§ **Provided data**
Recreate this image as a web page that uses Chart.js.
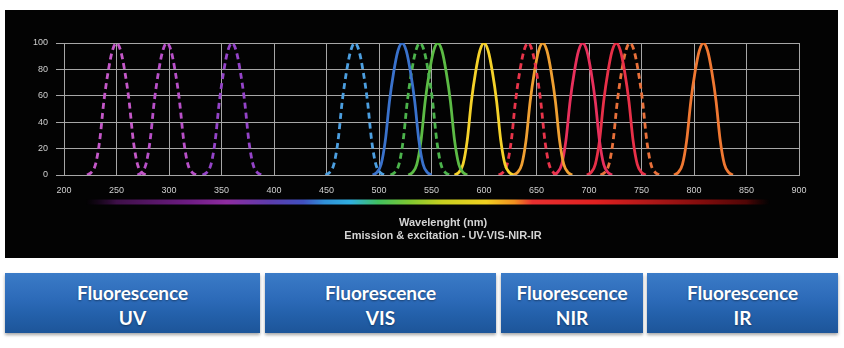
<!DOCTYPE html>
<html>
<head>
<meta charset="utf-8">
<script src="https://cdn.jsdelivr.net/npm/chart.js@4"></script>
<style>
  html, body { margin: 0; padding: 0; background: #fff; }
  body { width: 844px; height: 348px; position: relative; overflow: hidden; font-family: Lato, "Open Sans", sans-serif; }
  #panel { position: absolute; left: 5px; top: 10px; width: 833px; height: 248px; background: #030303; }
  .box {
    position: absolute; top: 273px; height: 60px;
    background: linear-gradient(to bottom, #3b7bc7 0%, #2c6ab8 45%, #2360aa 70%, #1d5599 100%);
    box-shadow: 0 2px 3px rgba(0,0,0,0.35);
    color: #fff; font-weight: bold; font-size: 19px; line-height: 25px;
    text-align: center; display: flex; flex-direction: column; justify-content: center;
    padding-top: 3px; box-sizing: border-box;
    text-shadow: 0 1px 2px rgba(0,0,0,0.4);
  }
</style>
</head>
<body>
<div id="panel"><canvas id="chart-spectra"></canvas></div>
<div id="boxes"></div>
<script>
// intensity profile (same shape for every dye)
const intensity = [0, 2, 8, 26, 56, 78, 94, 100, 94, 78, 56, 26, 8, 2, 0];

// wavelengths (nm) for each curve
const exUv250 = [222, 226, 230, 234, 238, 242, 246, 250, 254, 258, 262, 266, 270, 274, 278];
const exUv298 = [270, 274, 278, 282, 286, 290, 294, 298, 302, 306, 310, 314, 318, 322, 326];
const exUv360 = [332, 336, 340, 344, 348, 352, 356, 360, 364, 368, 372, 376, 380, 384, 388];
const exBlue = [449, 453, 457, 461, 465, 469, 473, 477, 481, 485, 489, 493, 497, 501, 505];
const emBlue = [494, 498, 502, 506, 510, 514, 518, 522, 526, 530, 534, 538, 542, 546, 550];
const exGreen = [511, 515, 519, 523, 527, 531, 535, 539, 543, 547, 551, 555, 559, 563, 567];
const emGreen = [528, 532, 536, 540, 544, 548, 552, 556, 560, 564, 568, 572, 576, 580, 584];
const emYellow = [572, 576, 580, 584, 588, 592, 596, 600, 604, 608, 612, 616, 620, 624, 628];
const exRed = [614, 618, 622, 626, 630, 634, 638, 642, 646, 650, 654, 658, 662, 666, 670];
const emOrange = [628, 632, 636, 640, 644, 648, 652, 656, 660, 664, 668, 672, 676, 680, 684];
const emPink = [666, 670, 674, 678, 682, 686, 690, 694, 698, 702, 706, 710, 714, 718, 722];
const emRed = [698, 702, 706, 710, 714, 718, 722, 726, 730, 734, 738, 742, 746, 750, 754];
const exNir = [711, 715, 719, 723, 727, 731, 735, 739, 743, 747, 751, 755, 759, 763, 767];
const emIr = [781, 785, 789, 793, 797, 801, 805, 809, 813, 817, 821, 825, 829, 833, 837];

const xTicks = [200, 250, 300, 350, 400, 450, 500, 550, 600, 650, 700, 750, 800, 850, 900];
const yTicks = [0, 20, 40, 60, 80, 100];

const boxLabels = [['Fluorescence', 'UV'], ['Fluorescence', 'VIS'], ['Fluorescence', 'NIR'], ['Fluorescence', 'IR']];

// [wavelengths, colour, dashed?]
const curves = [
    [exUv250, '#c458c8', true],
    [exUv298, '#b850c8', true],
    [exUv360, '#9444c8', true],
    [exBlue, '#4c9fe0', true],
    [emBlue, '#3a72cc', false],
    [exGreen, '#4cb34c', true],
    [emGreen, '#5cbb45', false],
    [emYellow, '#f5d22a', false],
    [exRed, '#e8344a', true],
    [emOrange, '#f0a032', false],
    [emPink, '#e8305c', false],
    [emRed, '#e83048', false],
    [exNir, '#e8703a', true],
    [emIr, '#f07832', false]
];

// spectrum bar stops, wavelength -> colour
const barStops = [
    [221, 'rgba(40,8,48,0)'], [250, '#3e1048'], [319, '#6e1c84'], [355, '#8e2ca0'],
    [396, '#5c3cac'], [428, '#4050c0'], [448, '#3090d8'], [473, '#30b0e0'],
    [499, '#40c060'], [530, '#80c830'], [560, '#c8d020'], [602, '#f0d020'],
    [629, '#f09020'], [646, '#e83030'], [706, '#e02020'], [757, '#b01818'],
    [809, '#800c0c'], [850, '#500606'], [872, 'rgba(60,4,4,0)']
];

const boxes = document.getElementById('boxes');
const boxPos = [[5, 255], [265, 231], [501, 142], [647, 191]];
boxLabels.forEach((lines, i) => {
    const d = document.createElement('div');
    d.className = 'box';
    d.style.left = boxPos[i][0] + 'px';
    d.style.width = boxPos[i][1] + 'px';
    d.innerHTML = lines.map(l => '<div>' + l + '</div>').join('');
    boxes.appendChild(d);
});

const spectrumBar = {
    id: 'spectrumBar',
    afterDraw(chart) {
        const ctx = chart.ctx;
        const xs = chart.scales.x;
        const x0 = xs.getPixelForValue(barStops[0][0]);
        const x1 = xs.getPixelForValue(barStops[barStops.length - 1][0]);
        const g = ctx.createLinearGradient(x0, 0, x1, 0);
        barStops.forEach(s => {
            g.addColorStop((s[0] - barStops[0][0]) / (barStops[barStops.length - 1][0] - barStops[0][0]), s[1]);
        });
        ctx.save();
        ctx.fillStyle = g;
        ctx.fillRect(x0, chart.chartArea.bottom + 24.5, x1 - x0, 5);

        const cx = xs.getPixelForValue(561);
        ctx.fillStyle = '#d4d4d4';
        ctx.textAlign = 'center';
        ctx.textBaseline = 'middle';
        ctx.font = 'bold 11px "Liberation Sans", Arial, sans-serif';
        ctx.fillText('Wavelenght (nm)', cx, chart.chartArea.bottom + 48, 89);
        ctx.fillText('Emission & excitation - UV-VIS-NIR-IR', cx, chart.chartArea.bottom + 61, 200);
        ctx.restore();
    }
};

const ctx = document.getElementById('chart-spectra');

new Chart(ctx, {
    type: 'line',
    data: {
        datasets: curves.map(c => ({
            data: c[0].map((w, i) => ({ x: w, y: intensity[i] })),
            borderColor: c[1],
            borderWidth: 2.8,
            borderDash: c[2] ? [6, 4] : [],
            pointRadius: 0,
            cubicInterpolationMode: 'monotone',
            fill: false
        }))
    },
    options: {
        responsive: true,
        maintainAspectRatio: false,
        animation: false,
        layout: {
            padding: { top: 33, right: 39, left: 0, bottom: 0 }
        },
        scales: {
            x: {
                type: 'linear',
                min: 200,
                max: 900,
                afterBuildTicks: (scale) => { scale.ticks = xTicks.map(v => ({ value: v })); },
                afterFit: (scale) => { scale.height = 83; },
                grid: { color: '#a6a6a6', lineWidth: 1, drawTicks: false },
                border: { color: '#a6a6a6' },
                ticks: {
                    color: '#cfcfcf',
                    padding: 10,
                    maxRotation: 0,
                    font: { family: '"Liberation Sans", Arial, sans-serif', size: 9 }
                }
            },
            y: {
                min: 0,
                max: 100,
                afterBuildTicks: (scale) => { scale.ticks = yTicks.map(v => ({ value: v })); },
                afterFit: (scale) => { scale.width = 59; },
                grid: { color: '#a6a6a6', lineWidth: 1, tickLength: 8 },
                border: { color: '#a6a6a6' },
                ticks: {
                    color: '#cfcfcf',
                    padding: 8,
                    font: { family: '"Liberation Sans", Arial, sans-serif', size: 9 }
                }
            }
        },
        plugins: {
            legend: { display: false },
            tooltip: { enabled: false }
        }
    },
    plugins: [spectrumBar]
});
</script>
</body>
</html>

§ **Problem details**
Pictures stay out. Print the data exactly, from its first line through the line containing "26, 8, 2, 0];".

§ **Answer for the task**
Recreate this image as a web page that uses Chart.js.
<!DOCTYPE html>
<html>
<head>
<meta charset="utf-8">
<script src="https://cdn.jsdelivr.net/npm/chart.js@4"></script>
<style>
  html, body { margin: 0; padding: 0; background: #fff; }
  body { width: 844px; height: 348px; position: relative; overflow: hidden; font-family: Lato, "Open Sans", sans-serif; }
  #panel { position: absolute; left: 5px; top: 10px; width: 833px; height: 248px; background: #030303; }
  .box {
    position: absolute; top: 273px; height: 60px;
    background: linear-gradient(to bottom, #3b7bc7 0%, #2c6ab8 45%, #2360aa 70%, #1d5599 100%);
    box-shadow: 0 2px 3px rgba(0,0,0,0.35);
    color: #fff; font-weight: bold; font-size: 19px; line-height: 25px;
    text-align: center; display: flex; flex-direction: column; justify-content: center;
    padding-top: 3px; box-sizing: border-box;
    text-shadow: 0 1px 2px rgba(0,0,0,0.4);
  }
</style>
</head>
<body>
<div id="panel"><canvas id="chart-spectra"></canvas></div>
<div id="boxes"></div>
<script>
// intensity profile (same shape for every dye)
const intensity = [0, 2, 8, 26, 56, 78, 94, 100, 94, 78, 56, 26, 8, 2, 0];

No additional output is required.